Bishop Malzaire: name Canefield church St. Clement's Chapel
Bishop of Roseau Gabriel Malzaire has suggested that the church in Dominica should give the late Fr. Clement Jolly a gift- name a church he helped build after him.
"Everyone would agree that the Canefield Chapel could be renamed St. Clement's Chapel with no reservation in the minds of most people, especially the parishioners of St. Ann," said Bishop Malzaire when he delivered the homily at the funeral mass of Fr. Clement Jolly, C.Ss. R on Saturday, January 6, 2018 at the St. Joseph Parish Church. Fr. Jolly, a Redemptorist, died in December 2017. He was 85.
According to the eulogy, Fr. Jolly, with the help of the Canefield Church Committee, raised EC$930,000 in eight years for the construction of the Canefield church, completed in 1998.
In his homily, Bishop Malzaire told the Redemptorist community: "I say to you brothers, you have lost a truly holy man, a man of integrity and familiar with the Lord's suffering. You have lost a generous soul, a brilliant mind, a true unsound hero. We pray that his passage through the pearly gates will be smooth; and from then onwards he will intercede for us as we continue our struggle in this mortal life. So I say, farewell brother Clem, go with your Lord, rest peacefully, and remember us when you get into the kingdom." Bishop Malzaire said Fr. Jolly was "a true patriot who loved his country and its people" and he was always seen in his admiration for the people's culture.
"He loved to watch his people enjoy themselves. On carnival days, for example, he would be seen with his chapo-pye walking along the streets in absolute enjoyment of the happenings. I'm not sure whether he ever physically partook in the Carnival jump but he was there in support of the people in this legitimate catharsis and self-expression. His love of liming with the men of his community, meeting them at their level and playing dominoes with them was a regular pastime".
Fr. Jolly was Dominica's most prolific author. He was also a regular columnist of the SUN newspaper.
"To my mind, Fr. Jolly had a keen sense of, and maybe even mastered the relationship that could be forged between the bible and the newspaper," said Bishop Malzaire. "Fr. Jolly was a true scholar in that he was a perpetual student, constantly learning and reflecting on the current realities of the time.

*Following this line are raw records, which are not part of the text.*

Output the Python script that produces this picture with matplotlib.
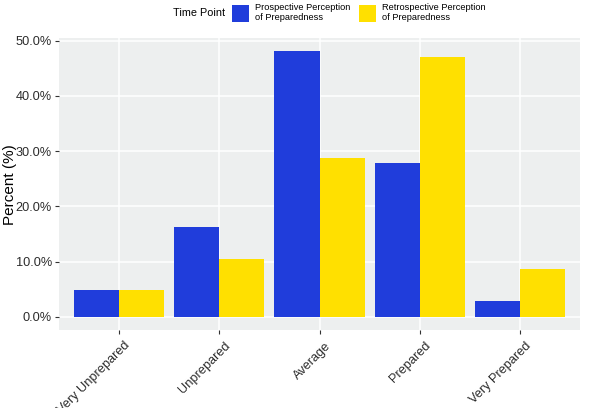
import matplotlib
matplotlib.use("Agg")
import matplotlib.pyplot as plt
import matplotlib.transforms as mtransforms
import numpy as np
from matplotlib.ticker import FuncFormatter

plt.rcParams['font.family'] = ['Liberation Sans', 'DejaVu Sans']

categories = ["Very Unprepared", "Unprepared", "Average", "Prepared", "Very Prepared"]
series_names = ["Prospective Perception\nof Preparedness", "Retrospective Perception\nof Preparedness"]
prospective = [4.8, 16.2, 48.1, 27.9, 2.9]
retrospective = [4.8, 10.5, 28.8, 47.1, 8.7]
yticks = [0, 10, 20, 30, 40, 50]
colors = ["#203DDB", "#FFE000"]

W, H = 600, 408
fig = plt.figure(figsize=(W / 100, H / 100), dpi=100)
ax = fig.add_axes([59 / W, 1 - 330 / H, (580 - 59) / W, (330 - 38) / H])
ax.set_facecolor("#EDEFEF")

x = np.arange(1, len(categories) + 1)
bw = 0.45
handles = []
for i, (vals, c) in enumerate(zip([prospective, retrospective], colors)):
    b = ax.bar(x + (i - 0.5) * bw, vals, width=bw, color=c, edgecolor='none', zorder=3,
               label=series_names[i])
    handles.append(b)

ax.set_xlim(0.4, 5.6)
ax.set_ylim(-2.4, 50.5)
ax.set_yticks(yticks)
ax.yaxis.set_major_formatter(FuncFormatter(lambda v, p: f"{v:.1f}%"))
ax.set_xticks(x)
ax.set_xticklabels(categories, rotation=45, ha='right', va='top', rotation_mode='anchor')
ax.grid(True, color='white', linewidth=1.1, zorder=0)
ax.set_axisbelow(True)
for s in ax.spines.values():
    s.set_visible(False)
ax.tick_params(axis='both', colors='#333333', labelsize=9.2, length=3, width=0.8, pad=2)
ax.tick_params(axis='x', pad=4)
offset = mtransforms.ScaledTranslation(5 / 100, 0, fig.dpi_scale_trans)
for t in ax.get_xticklabels():
    t.set_transform(t.get_transform() + offset)
for t in ax.get_xticklabels() + ax.get_yticklabels():
    t.set_color('#2b2b2b')

fig.text(10 / W, 1 - 185 / H, "Percent (%)", rotation=90, ha='center', va='center',
         fontsize=11, color='black')

fig.text(225 / W, 1 - 12.5 / H, "Time Point", ha='right', va='center', fontsize=7.8, color='black')
leg = fig.legend(handles=handles, labels=series_names, loc='upper left',
                 bbox_to_anchor=(232 / W, 1 - 3 / H), ncol=2, frameon=False,
                 fontsize=6.7, handlelength=1.85, handleheight=2.4, handletextpad=0.65,
                 columnspacing=0.9, borderpad=0, borderaxespad=0)

fig.savefig("out.png", dpi=100)
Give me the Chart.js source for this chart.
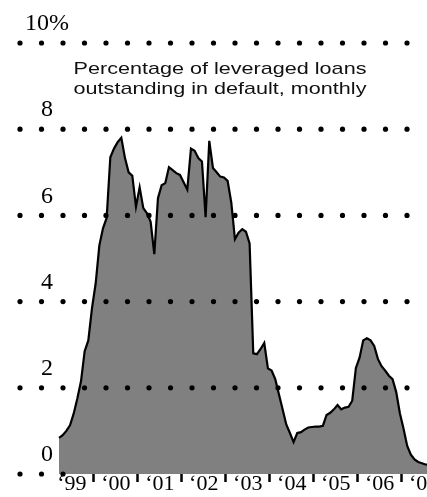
<!DOCTYPE html>
<html>
<head>
<meta charset="utf-8">
<script src="https://cdn.jsdelivr.net/npm/chart.js@4/dist/chart.umd.min.js"></script>
<style>
  html, body { margin: 0; padding: 0; background: #fff; }
  canvas { display: block; }
</style>
</head>
<body>
<canvas id="chart-defaults" width="427" height="497"></canvas>
<script>
// monthly default rate, % of leveraged loans outstanding, from March 1999
const firstYear = 1999;
const firstMonth = 3;
const defaultRate = [
  0.84, 0.90, 1.00, 1.13, 1.40, 1.75, 2.15, 2.85, 3.10, 3.85,
  4.42, 5.30, 5.70, 5.94, 7.35, 7.55, 7.70, 7.80, 7.33, 7.00,
  6.92, 6.20, 6.65, 6.17, 6.05, 5.85, 5.10, 6.40, 6.70, 6.75,
  7.12, 7.05, 6.98, 6.94, 6.77, 6.60, 7.55, 7.50, 7.33, 7.25,
  5.96, 7.73, 7.10, 7.00, 6.90, 6.88, 6.80, 6.30, 5.45, 5.60,
  5.68, 5.62, 5.35, 2.80, 2.78, 2.90, 3.04, 2.45, 2.40, 2.20,
  1.85, 1.50, 1.15, 0.95, 0.74, 0.95, 0.97, 1.03, 1.08, 1.09,
  1.10, 1.10, 1.12, 1.37, 1.42, 1.50, 1.60, 1.50, 1.54, 1.56,
  1.70, 2.46, 2.70, 3.10, 3.15, 3.10, 2.97, 2.67, 2.50, 2.40,
  2.28, 2.20, 1.90, 1.41, 1.05, 0.65, 0.45, 0.34, 0.28, 0.25,
  0.22, 0.21
];
// x position of each month = middle of that month, in years
const months = defaultRate.map((_, i) => firstYear + (firstMonth - 1 + i + 0.5) / 12);

const yearTicks = [2000, 2001, 2002, 2003, 2004, 2005, 2006, 2007, 2008];
const yearLabels = ["‘99", "‘00", "‘01", "‘02", "‘03", "‘04", "‘05", "‘06", "‘07"];
const pctTicks = [0, 2, 4, 6, 8, 10];
const titleLines = ["Percentage of leveraged loans", "outstanding in default, monthly"];

// dotted gridlines, drawn over the filled area
const dotGrid = {
  id: "dotGrid",
  afterDatasetsDraw(chart) {
    const { ctx, scales: { x, y } } = chart;
    const dataStart = x.getPixelForValue(months[0]);
    ctx.save();
    ctx.fillStyle = "#000";
    pctTicks.forEach(v => {
      const py = y.getPixelForValue(v);
      for (let px = 20; px < chart.width; px += 21.5) {
        // the zero line only shows left of the area
        if (v === 0 && px > dataStart + 5) break;
        ctx.beginPath();
        ctx.arc(px, py, 2.6, 0, Math.PI * 2);
        ctx.fill();
      }
    });
    ctx.restore();
  }
};

const chartTitle = {
  id: "chartTitle",
  afterDraw(chart) {
    const ctx = chart.ctx;
    ctx.save();
    ctx.fillStyle = "#111";
    ctx.font = '17px "Liberation Sans", Arial, sans-serif';
    ctx.textAlign = "center";
    ctx.textBaseline = "alphabetic";
    ctx.translate(220, 0);
    ctx.scale(1.27, 1);
    ctx.fillText(titleLines[0], 0, 74);
    ctx.fillText(titleLines[1], 0, 94);
    ctx.restore();
  }
};

document.addEventListener("DOMContentLoaded", () => {
  const ctx = document.getElementById("chart-defaults").getContext("2d");
  new Chart(ctx, {
    type: "line",
    data: {
      labels: months,
      datasets: [{
        data: defaultRate,
        borderColor: "#000",
        borderWidth: 2.2,
        backgroundColor: "#808080",
        fill: "origin",
        pointRadius: 0,
        tension: 0
      }]
    },
    options: {
      responsive: false,
      animation: false,
      events: [],
      layout: { padding: { top: 43, left: 0, right: 0, bottom: 0 } },
      plugins: { legend: { display: false }, tooltip: { enabled: false } },
      scales: {
        x: {
          type: "linear",
          min: 1999.14,
          max: 2007.575,
          border: { display: false },
          grid: {
            drawOnChartArea: false,
            drawTicks: true,
            tickLength: 8,
            tickWidth: 2.5,
            tickColor: "#000"
          },
          ticks: {
            autoSkip: false,
            maxRotation: 0,
            labelOffset: -22,
            padding: -10.5,
            color: "#000",
            font: { family: '"Liberation Serif", "Times New Roman", serif', size: 22 },
            callback: (value, i) => yearLabels[i]
          },
          afterBuildTicks: scale => {
            scale.ticks = yearTicks.map(value => ({ value }));
          },
          afterFit: scale => {
            scale.height = 23;
            scale.paddingLeft = 0;
            scale.paddingRight = 0;
          }
        },
        y: {
          min: 0,
          max: 10,
          border: { display: false },
          grid: { display: false, drawTicks: false },
          ticks: {
            stepSize: 2,
            mirror: true,
            crossAlign: "center",
            padding: -31,
            labelOffset: -19,
            color: "#000",
            font: { family: '"Liberation Serif", "Times New Roman", serif', size: 24 },
            callback: value => value === 10 ? "10%" : value
          },
          afterFit: scale => {
            scale.width = 56;
            scale.paddingTop = 0;
            scale.paddingBottom = 0;
          }
        }
      }
    },
    plugins: [dotGrid, chartTitle]
  });
});
</script>
</body>
</html>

He could not be accused of having a lazy mind. He was constantly thinking and putting his thoughts and reflections into writing. All these have resulted in the master pieces which he produced. It is unfortunate that our limited reading population has not sufficiently appreciated these writings.
"Fr. Jolly was a great author and a social thinker. In his lifetime he produced 20 books and many issues of his Magazine entitled Building Bridges. He was also a regular columnist for the local newspaper. He can be regarded as one who lived up to Karl Bath's definition of the modern preacher. Karl Barth was a German/Swiss Reformed theologian who is often regarded as the greatest Protestant theologian of the twentieth century. He maintained that the modern preacher of necessity "must hold the Bible in one hand and the newspaper in the other."